### SHORT TASK
Do not repeat pictures. Repeat exactly the lines of the listing below from its first line through the line with "Chart.register(...registerables);".

## BEGIN

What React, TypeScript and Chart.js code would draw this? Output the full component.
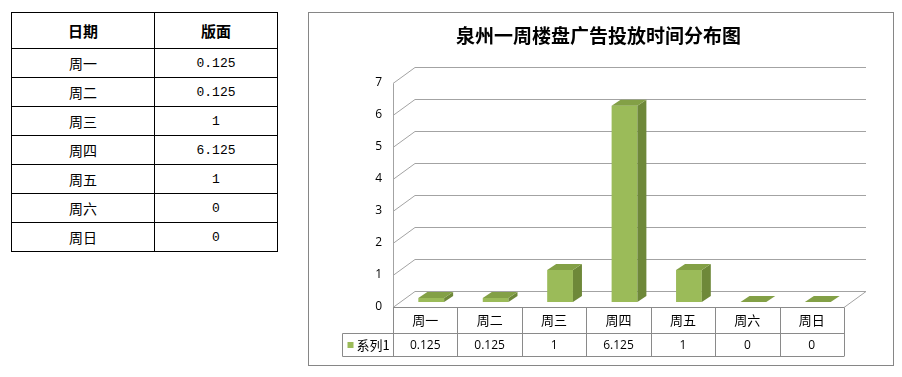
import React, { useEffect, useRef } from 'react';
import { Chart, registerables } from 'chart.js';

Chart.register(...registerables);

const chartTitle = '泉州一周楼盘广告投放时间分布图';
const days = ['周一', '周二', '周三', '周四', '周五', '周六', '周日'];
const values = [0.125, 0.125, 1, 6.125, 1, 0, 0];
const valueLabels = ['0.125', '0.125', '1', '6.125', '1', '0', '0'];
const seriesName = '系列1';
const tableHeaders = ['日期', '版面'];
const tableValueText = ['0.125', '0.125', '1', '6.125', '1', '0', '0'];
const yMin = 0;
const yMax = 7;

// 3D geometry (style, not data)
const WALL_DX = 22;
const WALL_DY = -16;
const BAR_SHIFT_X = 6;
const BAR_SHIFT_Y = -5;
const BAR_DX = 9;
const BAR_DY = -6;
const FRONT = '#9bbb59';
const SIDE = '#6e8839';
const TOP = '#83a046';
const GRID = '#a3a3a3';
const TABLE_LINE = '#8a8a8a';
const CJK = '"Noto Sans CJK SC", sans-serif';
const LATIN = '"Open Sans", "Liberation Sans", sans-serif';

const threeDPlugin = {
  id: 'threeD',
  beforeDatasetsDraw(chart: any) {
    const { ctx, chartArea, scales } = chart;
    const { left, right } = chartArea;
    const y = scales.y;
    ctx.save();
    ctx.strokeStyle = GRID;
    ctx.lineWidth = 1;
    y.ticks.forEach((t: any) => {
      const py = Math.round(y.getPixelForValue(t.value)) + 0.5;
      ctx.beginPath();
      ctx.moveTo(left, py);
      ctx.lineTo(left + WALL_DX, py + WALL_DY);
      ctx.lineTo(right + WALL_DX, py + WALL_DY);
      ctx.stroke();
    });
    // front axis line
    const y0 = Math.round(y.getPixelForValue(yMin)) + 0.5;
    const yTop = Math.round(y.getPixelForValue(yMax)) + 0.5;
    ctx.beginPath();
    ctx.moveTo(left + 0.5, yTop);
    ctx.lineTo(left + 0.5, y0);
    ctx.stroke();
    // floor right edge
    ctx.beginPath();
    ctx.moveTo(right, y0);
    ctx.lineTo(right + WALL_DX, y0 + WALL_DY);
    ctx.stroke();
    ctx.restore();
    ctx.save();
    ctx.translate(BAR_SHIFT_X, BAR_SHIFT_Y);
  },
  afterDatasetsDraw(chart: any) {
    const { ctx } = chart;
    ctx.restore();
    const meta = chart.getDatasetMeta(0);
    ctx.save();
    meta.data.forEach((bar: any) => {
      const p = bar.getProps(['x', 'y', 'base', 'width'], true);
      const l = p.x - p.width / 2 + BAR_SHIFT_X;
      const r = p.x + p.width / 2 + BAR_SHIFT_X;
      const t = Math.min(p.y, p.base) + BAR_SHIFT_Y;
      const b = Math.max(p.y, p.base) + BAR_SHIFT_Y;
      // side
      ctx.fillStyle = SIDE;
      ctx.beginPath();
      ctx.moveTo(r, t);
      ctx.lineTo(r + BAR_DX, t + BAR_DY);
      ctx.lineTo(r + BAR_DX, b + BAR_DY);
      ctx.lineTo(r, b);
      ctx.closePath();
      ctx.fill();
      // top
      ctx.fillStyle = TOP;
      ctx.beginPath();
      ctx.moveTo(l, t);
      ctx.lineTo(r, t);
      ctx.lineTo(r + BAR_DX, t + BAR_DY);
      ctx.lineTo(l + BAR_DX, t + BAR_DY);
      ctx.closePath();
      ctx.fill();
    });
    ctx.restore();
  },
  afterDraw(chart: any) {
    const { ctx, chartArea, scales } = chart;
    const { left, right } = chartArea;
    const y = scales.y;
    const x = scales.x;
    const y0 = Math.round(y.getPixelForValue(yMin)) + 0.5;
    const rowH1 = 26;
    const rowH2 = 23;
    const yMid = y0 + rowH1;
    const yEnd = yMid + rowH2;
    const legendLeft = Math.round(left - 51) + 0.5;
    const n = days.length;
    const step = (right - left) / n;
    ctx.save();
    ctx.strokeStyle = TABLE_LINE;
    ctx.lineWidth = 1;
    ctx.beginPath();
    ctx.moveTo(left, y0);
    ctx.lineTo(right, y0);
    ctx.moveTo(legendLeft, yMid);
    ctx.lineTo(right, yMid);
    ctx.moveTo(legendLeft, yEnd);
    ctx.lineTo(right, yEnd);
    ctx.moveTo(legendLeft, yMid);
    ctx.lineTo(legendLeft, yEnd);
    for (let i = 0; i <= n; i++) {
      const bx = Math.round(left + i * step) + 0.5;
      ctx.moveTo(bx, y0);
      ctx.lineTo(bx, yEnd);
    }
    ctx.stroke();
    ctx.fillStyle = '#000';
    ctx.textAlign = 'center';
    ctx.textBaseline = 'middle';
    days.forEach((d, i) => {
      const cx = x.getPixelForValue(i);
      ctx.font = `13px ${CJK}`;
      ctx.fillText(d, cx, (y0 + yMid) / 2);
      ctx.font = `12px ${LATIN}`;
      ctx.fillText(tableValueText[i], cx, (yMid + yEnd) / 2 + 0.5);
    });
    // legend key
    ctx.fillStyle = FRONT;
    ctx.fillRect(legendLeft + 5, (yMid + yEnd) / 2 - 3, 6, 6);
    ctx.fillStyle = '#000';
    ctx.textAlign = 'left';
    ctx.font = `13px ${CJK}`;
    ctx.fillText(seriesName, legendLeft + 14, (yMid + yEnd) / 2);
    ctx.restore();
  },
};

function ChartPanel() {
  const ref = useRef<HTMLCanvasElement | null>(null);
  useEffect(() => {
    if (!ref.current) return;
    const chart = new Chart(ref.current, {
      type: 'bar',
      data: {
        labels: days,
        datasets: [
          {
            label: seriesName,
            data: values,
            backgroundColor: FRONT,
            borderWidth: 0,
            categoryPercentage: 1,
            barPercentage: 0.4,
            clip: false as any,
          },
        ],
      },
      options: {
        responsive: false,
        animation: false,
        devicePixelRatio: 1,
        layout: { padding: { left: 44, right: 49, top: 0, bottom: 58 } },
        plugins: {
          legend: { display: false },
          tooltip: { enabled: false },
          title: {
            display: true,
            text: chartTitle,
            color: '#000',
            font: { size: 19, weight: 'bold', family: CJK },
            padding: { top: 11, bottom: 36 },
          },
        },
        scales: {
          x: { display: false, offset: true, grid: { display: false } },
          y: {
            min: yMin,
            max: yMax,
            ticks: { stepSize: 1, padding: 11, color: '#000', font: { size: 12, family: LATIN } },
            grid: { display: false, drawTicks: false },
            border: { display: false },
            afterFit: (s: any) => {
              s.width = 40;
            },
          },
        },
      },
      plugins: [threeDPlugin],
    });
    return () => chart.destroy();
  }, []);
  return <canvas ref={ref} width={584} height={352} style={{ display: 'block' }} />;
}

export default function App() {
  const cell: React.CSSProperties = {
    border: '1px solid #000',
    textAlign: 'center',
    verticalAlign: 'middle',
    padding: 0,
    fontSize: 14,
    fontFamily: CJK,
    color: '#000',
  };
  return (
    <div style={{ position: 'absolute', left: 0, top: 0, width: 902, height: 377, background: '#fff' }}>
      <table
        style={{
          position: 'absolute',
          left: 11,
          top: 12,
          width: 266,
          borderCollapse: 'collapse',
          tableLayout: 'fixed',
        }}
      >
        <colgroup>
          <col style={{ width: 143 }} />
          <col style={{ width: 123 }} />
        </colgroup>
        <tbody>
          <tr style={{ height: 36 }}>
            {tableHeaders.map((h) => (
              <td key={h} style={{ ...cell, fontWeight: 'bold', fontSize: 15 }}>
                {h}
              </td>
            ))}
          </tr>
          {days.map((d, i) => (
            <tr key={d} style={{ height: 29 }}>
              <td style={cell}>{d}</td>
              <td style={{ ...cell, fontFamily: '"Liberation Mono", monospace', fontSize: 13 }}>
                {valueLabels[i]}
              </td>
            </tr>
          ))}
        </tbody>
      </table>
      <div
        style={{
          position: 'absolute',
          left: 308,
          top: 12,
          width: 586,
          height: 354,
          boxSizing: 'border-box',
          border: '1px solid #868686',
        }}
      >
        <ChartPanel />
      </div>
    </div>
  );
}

## END

### OUTPUT OF THE TASK
What React, TypeScript and Chart.js code would draw this? Output the full component.
import React, { useEffect, useRef } from 'react';
import { Chart, registerables } from 'chart.js';

Chart.register(...registerables);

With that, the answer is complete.